[Start Data block]
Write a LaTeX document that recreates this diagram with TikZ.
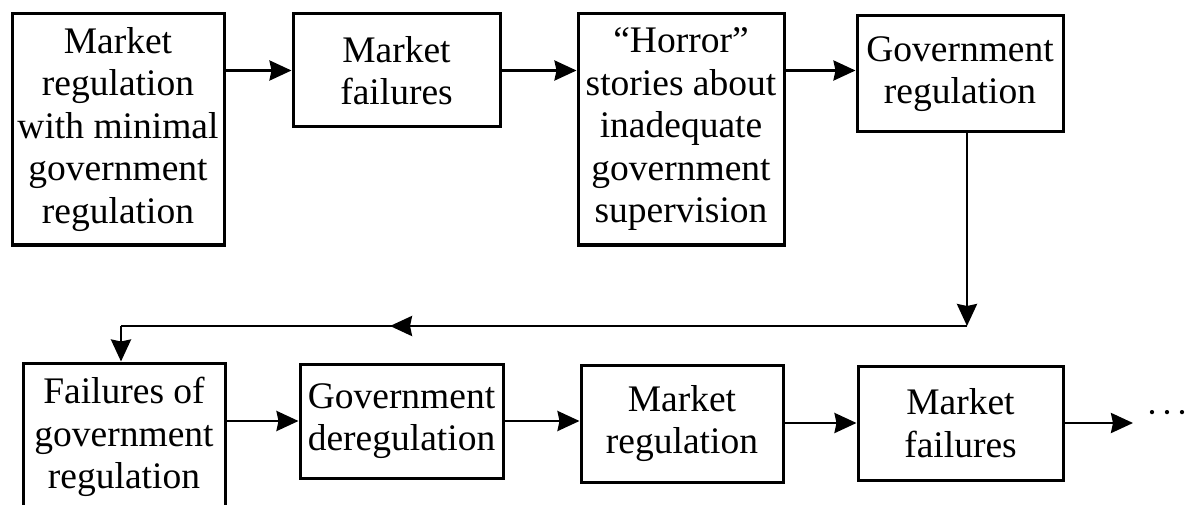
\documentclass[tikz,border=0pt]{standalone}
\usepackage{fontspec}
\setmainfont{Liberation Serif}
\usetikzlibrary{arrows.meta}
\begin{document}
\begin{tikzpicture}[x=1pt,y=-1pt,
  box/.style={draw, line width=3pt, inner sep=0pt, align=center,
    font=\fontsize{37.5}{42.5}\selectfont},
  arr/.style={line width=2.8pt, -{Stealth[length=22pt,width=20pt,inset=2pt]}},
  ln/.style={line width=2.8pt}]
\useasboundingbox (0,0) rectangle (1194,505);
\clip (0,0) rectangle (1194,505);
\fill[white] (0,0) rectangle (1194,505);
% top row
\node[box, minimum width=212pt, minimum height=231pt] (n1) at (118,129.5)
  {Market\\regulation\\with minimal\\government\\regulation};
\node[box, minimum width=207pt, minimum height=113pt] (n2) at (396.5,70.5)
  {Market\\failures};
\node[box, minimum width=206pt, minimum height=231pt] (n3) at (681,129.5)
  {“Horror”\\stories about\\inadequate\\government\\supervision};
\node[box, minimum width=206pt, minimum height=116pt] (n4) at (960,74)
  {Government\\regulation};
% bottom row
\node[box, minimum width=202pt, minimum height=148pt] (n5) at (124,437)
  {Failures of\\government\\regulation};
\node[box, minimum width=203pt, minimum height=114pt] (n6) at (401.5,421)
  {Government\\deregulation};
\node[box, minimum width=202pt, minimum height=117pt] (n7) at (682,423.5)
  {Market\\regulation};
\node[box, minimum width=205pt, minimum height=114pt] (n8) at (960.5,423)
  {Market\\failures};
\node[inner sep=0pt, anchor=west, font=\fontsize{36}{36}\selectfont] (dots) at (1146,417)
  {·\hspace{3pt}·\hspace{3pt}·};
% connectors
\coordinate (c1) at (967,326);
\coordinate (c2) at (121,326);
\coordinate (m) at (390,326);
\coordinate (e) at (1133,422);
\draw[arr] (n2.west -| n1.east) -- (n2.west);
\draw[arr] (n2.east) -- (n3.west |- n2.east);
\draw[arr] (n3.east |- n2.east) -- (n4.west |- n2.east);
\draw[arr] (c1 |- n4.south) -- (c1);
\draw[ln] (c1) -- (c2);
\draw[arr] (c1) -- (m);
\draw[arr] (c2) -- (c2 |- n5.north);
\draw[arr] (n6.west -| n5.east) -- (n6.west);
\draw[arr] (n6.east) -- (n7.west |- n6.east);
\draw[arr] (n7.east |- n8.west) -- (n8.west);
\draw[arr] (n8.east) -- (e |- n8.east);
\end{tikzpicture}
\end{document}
[End Data block]
» Exercise directions
Return each line exactly as written. Any picture gets left out.

» Task answer
Write a LaTeX document that recreates this diagram with TikZ.
\documentclass[tikz,border=0pt]{standalone}
\usepackage{fontspec}
\setmainfont{Liberation Serif}
\usetikzlibrary{arrows.meta}
\begin{document}
\begin{tikzpicture}[x=1pt,y=-1pt,
  box/.style={draw, line width=3pt, inner sep=0pt, align=center,
    font=\fontsize{37.5}{42.5}\selectfont},
  arr/.style={line width=2.8pt, -{Stealth[length=22pt,width=20pt,inset=2pt]}},
  ln/.style={line width=2.8pt}]
\useasboundingbox (0,0) rectangle (1194,505);
\clip (0,0) rectangle (1194,505);
\fill[white] (0,0) rectangle (1194,505);
% top row
\node[box, minimum width=212pt, minimum height=231pt] (n1) at (118,129.5)
  {Market\\regulation\\with minimal\\government\\regulation};
\node[box, minimum width=207pt, minimum height=113pt] (n2) at (396.5,70.5)
  {Market\\failures};
\node[box, minimum width=206pt, minimum height=231pt] (n3) at (681,129.5)
  {“Horror”\\stories about\\inadequate\\government\\supervision};
\node[box, minimum width=206pt, minimum height=116pt] (n4) at (960,74)
  {Government\\regulation};
% bottom row
\node[box, minimum width=202pt, minimum height=148pt] (n5) at (124,437)
  {Failures of\\government\\regulation};
\node[box, minimum width=203pt, minimum height=114pt] (n6) at (401.5,421)
  {Government\\deregulation};
\node[box, minimum width=202pt, minimum height=117pt] (n7) at (682,423.5)
  {Market\\regulation};
\node[box, minimum width=205pt, minimum height=114pt] (n8) at (960.5,423)
  {Market\\failures};
\node[inner sep=0pt, anchor=west, font=\fontsize{36}{36}\selectfont] (dots) at (1146,417)
  {·\hspace{3pt}·\hspace{3pt}·};
% connectors
\coordinate (c1) at (967,326);
\coordinate (c2) at (121,326);
\coordinate (m) at (390,326);
\coordinate (e) at (1133,422);
\draw[arr] (n2.west -| n1.east) -- (n2.west);
\draw[arr] (n2.east) -- (n3.west |- n2.east);
\draw[arr] (n3.east |- n2.east) -- (n4.west |- n2.east);
\draw[arr] (c1 |- n4.south) -- (c1);
\draw[ln] (c1) -- (c2);
\draw[arr] (c1) -- (m);
\draw[arr] (c2) -- (c2 |- n5.north);
\draw[arr] (n6.west -| n5.east) -- (n6.west);
\draw[arr] (n6.east) -- (n7.west |- n6.east);
\draw[arr] (n7.east |- n8.west) -- (n8.west);
\draw[arr] (n8.east) -- (e |- n8.east);
\end{tikzpicture}
\end{document}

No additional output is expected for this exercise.